__MATERIAL__:

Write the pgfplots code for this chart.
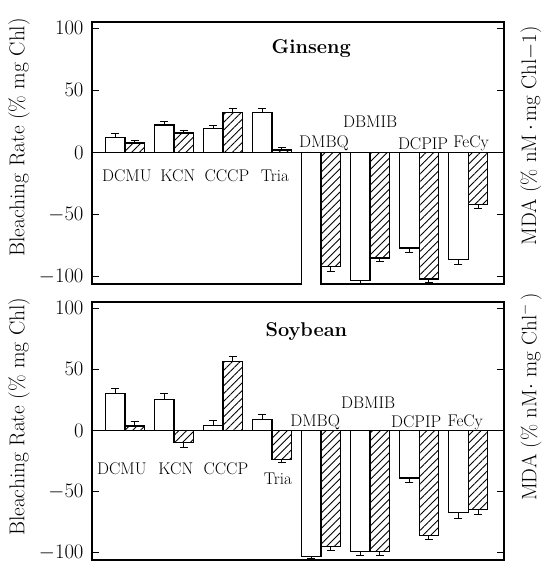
\documentclass[border=0pt]{standalone}
\usepackage{pgfplots}
\pgfplotsset{compat=1.18}
\usepackage{pgfplotstable}
\usetikzlibrary{patterns.meta}

% x: 0=DCMU 1=KCN 2=CCCP 3=Tria 4=DMBQ 5=DBMIB 6=DCPIP 7=FeCy
\pgfplotstableread{
x y ep em
0 12 3 0
1 22 3 0
2 19 2.5 0
3 32 3.5 0
4 -115 0 0
5 -103 0 3
6 -77 0 4
7 -86 0 4
}\ginW
\pgfplotstableread{
x y ep em
0 7.5 2 0
1 15.5 2 0
2 32 3.5 0
3 2 2 0
4 -92 0 4
5 -85 0 3
6 -102 0 3
7 -42 0 3.5
}\ginH
\pgfplotstableread{
x y ep em
0 30 4 0
1 25 5 0
2 4 4 0
3 9 4 0
4 -103 0 1.5
5 -99 0 3.5
6 -39 0 4
7 -67 0 5
}\soyW
\pgfplotstableread{
x y ep em
0 3.5 4 0
1 -10 0 3.6
2 56.5 4 0
3 -24 0 2.5
4 -95 0 3
5 -99 0 3
6 -86 0 3
7 -64.5 0 4
}\soyH

\pgfplotsset{
  panel/.style={
    scale only axis, width=412bp,
    xmin=-0.67, xmax=7.73, ymin=-106, ymax=105,
    xtick=\empty, ytick={-100,-50,0,50,100},
    ytick pos=both, yticklabel pos=left,
    major tick length=7bp, tick align=inside,
    axis line style={line width=1.3pt},
    major tick style={black, line width=1.2pt},
    yticklabel style={font=\fontsize{21}{24}\selectfont, xshift=-5bp},
  },
  ylab/.style={every axis y label/.style={at={(axis description cs:-0.177,#1)}, rotate=90, anchor=center,
      font=\fontsize{21.5}{24}\selectfont}},
  errs/.style={error bars/.cd, y dir=both, y explicit,
    error mark=|,
    error bar style={line width=1pt, black},
    error mark options={line width=1pt, mark size=4bp, black}},
  wbar/.style={ybar, bar width=0.4, bar shift=0pt, fill=white, draw=black, line width=1.3pt, errs},
  hbar/.style={ybar, bar width=0.4, bar shift=0pt, draw=black, line width=1.3pt,
    pattern={Lines[angle=45,distance=5.5pt,line width=0.9pt]}, errs},
}
\tikzset{
  cat/.style={font=\fontsize{17}{20}\selectfont},
  rlab/.style={font=\fontsize{21}{24}\selectfont, rotate=90, anchor=center},
}

\begin{document}
\begin{tikzpicture}
\useasboundingbox (0,0) rectangle (543bp,-563bp);

\begin{axis}[panel, ylab=0.56, height=262bp, at={(92bp,-22bp)}, anchor=north west,
  ylabel={Bleaching Rate (\% mg Chl)}]
\addplot[wbar] table[x expr=\thisrow{x}-0.2, y=y, y error plus=ep, y error minus=em] {\ginW};
\addplot[hbar] table[x expr=\thisrow{x}+0.2, y=y, y error plus=ep, y error minus=em] {\ginH};
\addplot[black, line width=1.3pt, forget plot] coordinates {(-1,0) (9,0)};
\node[font=\bfseries\fontsize{20}{24}\selectfont] at (axis cs:3.8,84) {Ginseng};
\node[cat] at (axis cs:0.04,-19) {DCMU};
\node[cat] at (axis cs:1.08,-19) {KCN};
\node[cat] at (axis cs:2.08,-19) {CCCP};
\node[cat] at (axis cs:3.06,-19) {Tria};
\node[cat] at (axis cs:4.06,7) {DMBQ};
\node[cat] at (axis cs:5.0,25) {DBMIB};
\node[cat] at (axis cs:6.08,7) {DCPIP};
\node[cat] at (axis cs:7.06,7) {FeCy};
\end{axis}

\begin{axis}[panel, ylab=0.555, height=258bp, at={(92bp,-302bp)}, anchor=north west,
  ylabel={Bleaching Rate (\% mg Chl)}]
\addplot[wbar] table[x expr=\thisrow{x}-0.2, y=y, y error plus=ep, y error minus=em] {\soyW};
\addplot[hbar] table[x expr=\thisrow{x}+0.2, y=y, y error plus=ep, y error minus=em] {\soyH};
\addplot[black, line width=1.3pt, forget plot] coordinates {(-1,0) (9,0)};
\node[font=\bfseries\fontsize{20}{24}\selectfont] at (axis cs:3.7,81) {Soybean};
\node[cat] at (axis cs:-0.06,-31) {DCMU};
\node[cat] at (axis cs:1.04,-31) {KCN};
\node[cat] at (axis cs:2.06,-31) {CCCP};
\node[cat] at (axis cs:3.12,-40) {Tria};
\node[cat] at (axis cs:3.88,7) {DMBQ};
\node[cat] at (axis cs:4.96,23) {DBMIB};
\node[cat] at (axis cs:5.94,7) {DCPIP};
\node[cat] at (axis cs:6.94,7) {FeCy};
\end{axis}

\node[rlab] at (531bp,-136bp) {MDA (\% nM$\,\cdot\,$mg Chl$-$1)};
\node[rlab] at (531bp,-397bp) {MDA (\% nM$\cdot$ mg Chl$^{-}$\,)};
\end{tikzpicture}
\end{document}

__WHAT THE EXERCISE ASKS__: Leave the pictures out and copy the rest of the data exactly.

__SOLUTION__:
Write the pgfplots code for this chart.
\documentclass[border=0pt]{standalone}
\usepackage{pgfplots}
\pgfplotsset{compat=1.18}
\usepackage{pgfplotstable}
\usetikzlibrary{patterns.meta}

% x: 0=DCMU 1=KCN 2=CCCP 3=Tria 4=DMBQ 5=DBMIB 6=DCPIP 7=FeCy
\pgfplotstableread{
x y ep em
0 12 3 0
1 22 3 0
2 19 2.5 0
3 32 3.5 0
4 -115 0 0
5 -103 0 3
6 -77 0 4
7 -86 0 4
}\ginW
\pgfplotstableread{
x y ep em
0 7.5 2 0
1 15.5 2 0
2 32 3.5 0
3 2 2 0
4 -92 0 4
5 -85 0 3
6 -102 0 3
7 -42 0 3.5
}\ginH
\pgfplotstableread{
x y ep em
0 30 4 0
1 25 5 0
2 4 4 0
3 9 4 0
4 -103 0 1.5
5 -99 0 3.5
6 -39 0 4
7 -67 0 5
}\soyW
\pgfplotstableread{
x y ep em
0 3.5 4 0
1 -10 0 3.6
2 56.5 4 0
3 -24 0 2.5
4 -95 0 3
5 -99 0 3
6 -86 0 3
7 -64.5 0 4
}\soyH

\pgfplotsset{
  panel/.style={
    scale only axis, width=412bp,
    xmin=-0.67, xmax=7.73, ymin=-106, ymax=105,
    xtick=\empty, ytick={-100,-50,0,50,100},
    ytick pos=both, yticklabel pos=left,
    major tick length=7bp, tick align=inside,
    axis line style={line width=1.3pt},
    major tick style={black, line width=1.2pt},
    yticklabel style={font=\fontsize{21}{24}\selectfont, xshift=-5bp},
  },
  ylab/.style={every axis y label/.style={at={(axis description cs:-0.177,#1)}, rotate=90, anchor=center,
      font=\fontsize{21.5}{24}\selectfont}},
  errs/.style={error bars/.cd, y dir=both, y explicit,
    error mark=|,
    error bar style={line width=1pt, black},
    error mark options={line width=1pt, mark size=4bp, black}},
  wbar/.style={ybar, bar width=0.4, bar shift=0pt, fill=white, draw=black, line width=1.3pt, errs},
  hbar/.style={ybar, bar width=0.4, bar shift=0pt, draw=black, line width=1.3pt,
    pattern={Lines[angle=45,distance=5.5pt,line width=0.9pt]}, errs},
}
\tikzset{
  cat/.style={font=\fontsize{17}{20}\selectfont},
  rlab/.style={font=\fontsize{21}{24}\selectfont, rotate=90, anchor=center},
}

\begin{document}
\begin{tikzpicture}
\useasboundingbox (0,0) rectangle (543bp,-563bp);

\begin{axis}[panel, ylab=0.56, height=262bp, at={(92bp,-22bp)}, anchor=north west,
  ylabel={Bleaching Rate (\% mg Chl)}]
\addplot[wbar] table[x expr=\thisrow{x}-0.2, y=y, y error plus=ep, y error minus=em] {\ginW};
\addplot[hbar] table[x expr=\thisrow{x}+0.2, y=y, y error plus=ep, y error minus=em] {\ginH};
\addplot[black, line width=1.3pt, forget plot] coordinates {(-1,0) (9,0)};
\node[font=\bfseries\fontsize{20}{24}\selectfont] at (axis cs:3.8,84) {Ginseng};
\node[cat] at (axis cs:0.04,-19) {DCMU};
\node[cat] at (axis cs:1.08,-19) {KCN};
\node[cat] at (axis cs:2.08,-19) {CCCP};
\node[cat] at (axis cs:3.06,-19) {Tria};
\node[cat] at (axis cs:4.06,7) {DMBQ};
\node[cat] at (axis cs:5.0,25) {DBMIB};
\node[cat] at (axis cs:6.08,7) {DCPIP};
\node[cat] at (axis cs:7.06,7) {FeCy};
\end{axis}

\begin{axis}[panel, ylab=0.555, height=258bp, at={(92bp,-302bp)}, anchor=north west,
  ylabel={Bleaching Rate (\% mg Chl)}]
\addplot[wbar] table[x expr=\thisrow{x}-0.2, y=y, y error plus=ep, y error minus=em] {\soyW};
\addplot[hbar] table[x expr=\thisrow{x}+0.2, y=y, y error plus=ep, y error minus=em] {\soyH};
\addplot[black, line width=1.3pt, forget plot] coordinates {(-1,0) (9,0)};
\node[font=\bfseries\fontsize{20}{24}\selectfont] at (axis cs:3.7,81) {Soybean};
\node[cat] at (axis cs:-0.06,-31) {DCMU};
\node[cat] at (axis cs:1.04,-31) {KCN};
\node[cat] at (axis cs:2.06,-31) {CCCP};
\node[cat] at (axis cs:3.12,-40) {Tria};
\node[cat] at (axis cs:3.88,7) {DMBQ};
\node[cat] at (axis cs:4.96,23) {DBMIB};
\node[cat] at (axis cs:5.94,7) {DCPIP};
\node[cat] at (axis cs:6.94,7) {FeCy};
\end{axis}

\node[rlab] at (531bp,-136bp) {MDA (\% nM$\,\cdot\,$mg Chl$-$1)};
\node[rlab] at (531bp,-397bp) {MDA (\% nM$\cdot$ mg Chl$^{-}$\,)};
\end{tikzpicture}
\end{document}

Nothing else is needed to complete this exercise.